Vermont Medical Power of Attorney Form
A Vermont medical power of attorney gives a person (the agent) authority to make medical decisions for the creator of this document (the principal). The agent only has this ability if the principal cannot communicate their wishes. This state of mind, also known as incapacitation, results from traumatic injury, terminal illness, or any other disability that takes away a principal’s speaking ability.
The principal can use this document to inform the agent and/or physician of their health care preferences. For example, they can include whether or not they want life-sustaining treatment, artificial nutrition or hydration, surgery, medication, or any other type of care. They should provide information about religious, spiritual, or cultural beliefs (if they have any). By taking on this role, the agent agrees to follow the requests as written in this document. If the principal has not provided details about treatment or care, the agent must make the best decision possible on their behalf.
Using this form, the principal can allow the agent to make their after-life decisions. For example, the agent can have the responsibility of handling the principal’s funeral arrangements. This process includes choosing the location of services, notifying the public of the principal’s death, and picking out flowers. The agent must decide whether or not to gift the principal’s organs and/or tissue to education, research, therapy, or transplantation. If they do not gift the principal’s body, they must choose how to dispose of it (i.e., cremation, burial, freezing, etc.).

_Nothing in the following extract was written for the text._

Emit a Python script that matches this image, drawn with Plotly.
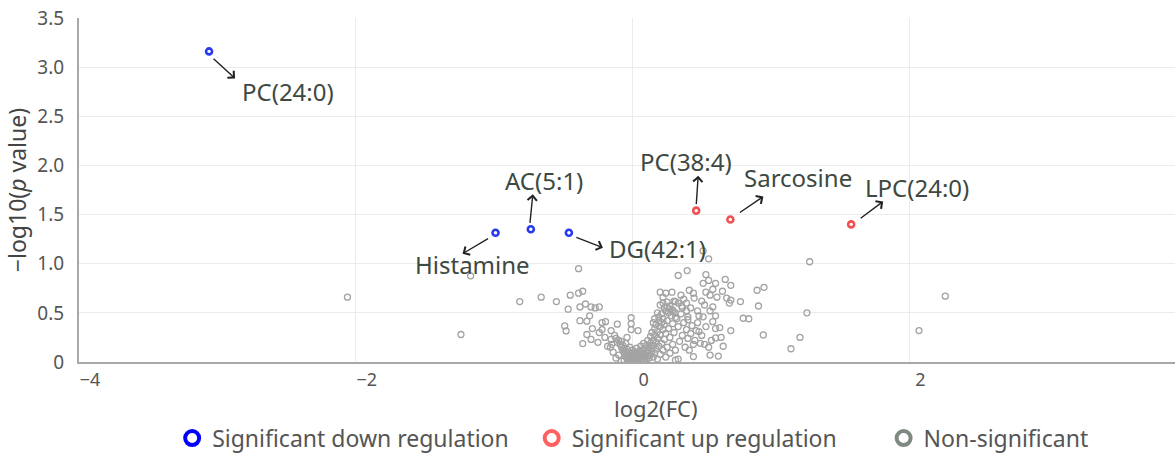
import plotly.graph_objects as go

# ---------------- data ----------------
down_names = ["PC(24:0)", "Histamine", "AC(5:1)", "DG(42:1)"]
down_x = [-3.06, -0.99, -0.735, -0.46]
down_y = [3.16, 1.315, 1.35, 1.315]

up_names = ["PC(38:4)", "Sarcosine", "LPC(24:0)"]
up_x = [0.46, 0.707, 1.58]
up_y = [1.54, 1.45, 1.40]

ns_x = [
    -2.06, -1.24, -1.17, -0.815, -0.66, -0.55, -0.39, -0.465, -0.45, -0.39, -0.36, -0.38, -0.34,
    -0.30, -0.27, -0.24, -0.31, -0.38, -0.33, -0.49, -0.48, -0.29, -0.33, -0.30, -0.36, -0.22,
    -0.195, -0.22, -0.155, -0.11, -0.155, -0.16, -0.01, -0.01, -0.01, 0.04, -0.04,
    0.33, 0.395, 0.51, 0.55, 0.53, 0.51, 0.41, 0.58, 0.67, 0.71, 0.61, 0.71, 0.70, 0.78, 0.90,
    0.95, 0.91, 1.28, 1.26, 1.21, 1.145, 0.945, 0.80, 0.84, 0.71, 0.63, 0.60, 0.64, 0.60, 0.58,
    0.56, 0.60, 0.51, 0.48, 0.44, 0.37, 0.445, 0.31, 0.285, 0.20, 2.26, 2.07,
    0.22, 0.25, 0.24, 0.27, 0.295, 0.31, 0.355, 0.39, 0.40, 0.49, 0.52, 0.56, 0.62, 0.655, 0.44,
    0.41, 0.33, 0.31, 0.45, 0.40,
    -0.12, -0.11, -0.10, -0.09, -0.08, -0.08, -0.07, -0.07, -0.06, -0.06, -0.05, -0.05, -0.05,
    -0.04, -0.04, -0.04, -0.03, -0.03, -0.03, -0.02, -0.02, -0.02, -0.01, -0.01, -0.01, 0.00,
    0.00, 0.00, 0.01, 0.01, 0.01, 0.02, 0.02, 0.02, 0.03, 0.03, 0.03, 0.04, 0.04, 0.04, 0.05,
    0.05, 0.05, 0.06, 0.06, 0.06, 0.07, 0.07, 0.07, 0.08, 0.08, 0.08, 0.09, 0.09, 0.09, 0.10,
    0.10, 0.10, 0.11, 0.11, 0.11, 0.12, 0.12, 0.12, 0.13, 0.13, 0.13, 0.14, 0.14, 0.14, 0.15,
    0.15, 0.15, 0.16, 0.16, 0.16, 0.17, 0.17, 0.17, 0.18, 0.18, 0.18, 0.19, 0.19, 0.19, 0.20,
    0.20, 0.20, 0.21, 0.21, 0.21, 0.22, 0.22, 0.22, 0.23, 0.23, 0.24, 0.24, 0.25, 0.25, 0.26,
    0.27, 0.27, 0.28, 0.29, 0.29, 0.30, 0.31, 0.32, 0.33, 0.34, 0.35, 0.36, 0.37, 0.38, 0.39,
    0.40, 0.42, 0.43, 0.44, 0.46, 0.47, 0.50, 0.53, 0.55, 0.57,
    0.20, 0.23, 0.25, 0.26, 0.27, 0.29, 0.31, 0.33, 0.35, 0.36, 0.39, 0.42, 0.47, 0.50, 0.53,
    0.56, 0.55, 0.60, 0.65, 0.68, 0.58, 0.52, 0.48, 0.16, 0.15, 0.18, 0.22, 0.30, 0.24,
    -0.25, -0.20, -0.18, -0.14, -0.13, -0.24, -0.12, -0.10, -0.15, -0.08, -0.06,
]
ns_y = [
    0.66, 0.28, 0.877, 0.615, 0.66, 0.615, 0.95, 0.537, 0.68, 0.70, 0.72, 0.56, 0.59,
    0.56, 0.55, 0.56, 0.47, 0.42, 0.415, 0.367, 0.316, 0.34, 0.28, 0.23, 0.187, 0.40,
    0.41, 0.33, 0.32, 0.385, 0.23, 0.15, 0.45, 0.39, 0.33, 0.32, 0.25,
    0.88, 0.93, 1.13, 1.05, 0.89, 0.80, 0.73, 0.74, 0.84, 0.78, 0.66, 0.63, 0.60, 0.615, 0.73,
    0.76, 0.57, 1.02, 0.50, 0.25, 0.135, 0.275, 0.445, 0.44, 0.32, 0.35, 0.34, 0.25, 0.245, 0.41,
    0.52, 0.47, 0.46, 0.31, 0.70, 0.64, 0.65, 0.615, 0.71, 0.71, 0.67, 0.32,
    0.60, 0.56, 0.52, 0.54, 0.51, 0.455, 0.57, 0.52, 0.46, 0.19, 0.18, 0.07, 0.06, 0.16, 0.055,
    0.12, 0.03, 0.02, 0.22, 0.24,
    0.24, 0.20, 0.22, 0.18, 0.15, 0.21, 0.12, 0.17, 0.09, 0.14, 0.06, 0.11, 0.19,
    0.04, 0.08, 0.13, 0.02, 0.06, 0.10, 0.03, 0.07, 0.15, 0.01, 0.05, 0.09, 0.02,
    0.04, 0.12, 0.01, 0.06, 0.08, 0.03, 0.05, 0.10, 0.01, 0.07, 0.14, 0.02, 0.04, 0.09, 0.03,
    0.06, 0.11, 0.01, 0.08, 0.16, 0.04, 0.06, 0.12, 0.02, 0.09, 0.19, 0.05, 0.07, 0.14, 0.03,
    0.10, 0.17, 0.06, 0.12, 0.22, 0.04, 0.09, 0.15, 0.07, 0.19, 0.26, 0.11, 0.14, 0.30, 0.05,
    0.17, 0.22, 0.09, 0.27, 0.34, 0.13, 0.20, 0.38, 0.03, 0.24, 0.31, 0.16, 0.42, 0.46, 0.08,
    0.28, 0.36, 0.19, 0.40, 0.49, 0.12, 0.33, 0.44, 0.23, 0.38, 0.05, 0.29, 0.15, 0.42, 0.34,
    0.09, 0.25, 0.47, 0.18, 0.39, 0.30, 0.12, 0.44, 0.36, 0.21, 0.49, 0.27, 0.40, 0.15, 0.33,
    0.43, 0.29, 0.37, 0.18, 0.32, 0.40, 0.27, 0.36, 0.15, 0.22,
    0.58, 0.55, 0.61, 0.50, 0.57, 0.53, 0.50, 0.60, 0.68, 0.55, 0.60, 0.55, 0.52, 0.62, 0.71,
    0.68, 0.83, 0.80, 0.72, 0.65, 0.56, 0.58, 0.47, 0.44, 0.40, 0.50, 0.66, 0.62, 0.70,
    0.20, 0.25, 0.16, 0.10, 0.27, 0.30, 0.04, 0.07, 0.18, 0.01, 0.02,
]

y_tick_vals = [0, 0.5, 1.0, 1.5, 2.0, 2.5, 3.0, 3.5]
y_tick_text = ["0", "0.5", "1.0", "1.5", "2.0", "2.5", "3.0", "3.5"]
x_tick_vals = [-4, -2, 0, 2]

legend_names = ["Significant down regulation", "Significant up regulation", "Non-significant"]
x_title = "log2(FC)"
y_title = "\u2212log10(<i>p</i> value)"

# ---------------- layout / style ----------------
# label layout (pixel offsets from the point): text centre, arrow head, arrow tail
label_layout = {
    "PC(24:0)":  dict(tx=79, ty=-40, hx=26, hy=-27, sx=3, sy=-6),
    "Histamine": dict(tx=-23, ty=-32, hx=-33, hy=-21, sx=-6, sy=-5),
    "AC(5:1)":   dict(tx=13, ty=49, hx=2, hy=35, sx=-1, sy=5),
    "DG(42:1)":  dict(tx=89, ty=-16, hx=34, hy=-15, sx=6, sy=-4),
    "PC(38:4)":  dict(tx=-10, ty=49, hx=2, hy=35, sx=0, sy=5),
    "Sarcosine": dict(tx=68, ty=42, hx=33, hy=23, sx=8, sy=6),
    "LPC(24:0)": dict(tx=66, ty=37, hx=32, hy=23, sx=8, sy=5),
}
legend_pad = ["\u00a0" * 3, "\u00a0" * 7, ""]   # spacing between legend entries

FONT = "Noto Sans, Roboto, DejaVu Sans, sans-serif"
TEXT_COLOR = "#3d4941"

fig = go.Figure()

fig.add_trace(go.Scatter(
    x=ns_x, y=ns_y, mode="markers", showlegend=False, hoverinfo="x+y",
    marker=dict(symbol="circle-open", size=6, color="#a3a3a3", line=dict(width=1.3, color="#a3a3a3")),
))
fig.add_trace(go.Scatter(
    x=down_x, y=down_y, mode="markers", showlegend=False, text=down_names,
    marker=dict(symbol="circle-open", size=6, color="#2638f0", line=dict(width=2.6, color="#2638f0")),
))
fig.add_trace(go.Scatter(
    x=up_x, y=up_y, mode="markers", showlegend=False, text=up_names,
    marker=dict(symbol="circle-open", size=6, color="#f05050", line=dict(width=2.6, color="#f05050")),
))

legend_colors = ["#0000ff", "#ff6060", "#7e8a80"]
for name, pad, col in zip(legend_names, legend_pad, legend_colors):
    fig.add_trace(go.Scatter(
        x=[None], y=[None], mode="markers", name=name + pad,
        marker=dict(symbol="circle-open", size=14, color=col, line=dict(width=4, color=col)),
    ))

annotations = []
for names, xs, ys in ((down_names, down_x, down_y), (up_names, up_x, up_y)):
    for n, x, y in zip(names, xs, ys):
        L = label_layout[n]
        annotations.append(dict(
            x=x, y=y, xref="x", yref="y", text=n, showarrow=False,
            xshift=L["tx"], yshift=L["ty"], xanchor="center", yanchor="middle",
            font=dict(family=FONT, size=24, color=TEXT_COLOR),
        ))
        annotations.append(dict(
            x=x, y=y, xref="x", yref="y", text="", showarrow=True,
            xshift=L["hx"], yshift=L["hy"],
            axref="pixel", ayref="pixel",
            ax=L["sx"] - L["hx"], ay=-(L["sy"] - L["hy"]),
            arrowhead=4, arrowsize=1.3, arrowwidth=1.4, arrowcolor="#222222",
            standoff=0, startstandoff=0,
        ))

# x-axis title, placed as in the reference (slightly right of the plot centre)
annotations.append(dict(
    x=0.5265, y=-0.134, xref="paper", yref="paper", text=x_title, showarrow=False,
    xanchor="center", yanchor="middle", font=dict(family=FONT, size=22, color="#555555"),
))

fig.update_layout(
    width=1175, height=454,
    margin=dict(l=79, r=0, t=18, b=92),
    paper_bgcolor="white", plot_bgcolor="white",
    font=dict(family=FONT, size=18, color="#555555"),
    annotations=annotations,
    legend=dict(
        orientation="h", x=0.085, xanchor="left", xref="paper",
        y=0.035, yanchor="middle", yref="container",
        font=dict(family=FONT, size=23, color="#555555"),
        bgcolor="rgba(0,0,0,0)",
    ),
    xaxis=dict(
        range=[-4, 3.92], tickvals=x_tick_vals, showgrid=True, gridcolor="#ebebeb", gridwidth=1,
        zeroline=False, showline=True, linecolor="#a8a8a8", linewidth=2,
        tickfont=dict(size=18, color="#555555"), ticklabelshift=11, automargin=False,
    ),
    yaxis=dict(
        range=[0, 3.5], tickvals=y_tick_vals, ticktext=y_tick_text, showgrid=True,
        gridcolor="#ebebeb", gridwidth=1, zeroline=False, showline=True, linecolor="#a8a8a8",
        linewidth=2, tickfont=dict(size=19, color="#555555"),
        ticks="outside", ticklen=9, tickcolor="rgba(0,0,0,0)", automargin=False,
        title=dict(text=y_title, font=dict(size=23, color="#444444"), standoff=4),
    ),
)

fig.write_html("out.html")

A third party must read and explain the advance directive to a principal who plans to live or currently resides in a nursing home or residential facility. After providing the principal with an explanation of the form, they must also sign it (§ 9703(d)). This person must be considered one of the following:
- An ombudsman;
- A clergy member;
- A Vermont-licensed attorney;
- An individual appointed by the Probate Division of the Superior Court or by a hospital;
- A mental health patient representative;
- An unpaid volunteer at the nursing home or residential care facility who can explain the purpose of the medical power of attorney; or
- A clinician (who is not currently employed by the nursing home or residential care facility).
Laws: § 18-231
Signing requirements (§ 9703): Must be signed by the principal (or an elected representative) in the presence of at least two (2) witnesses (who must also sign).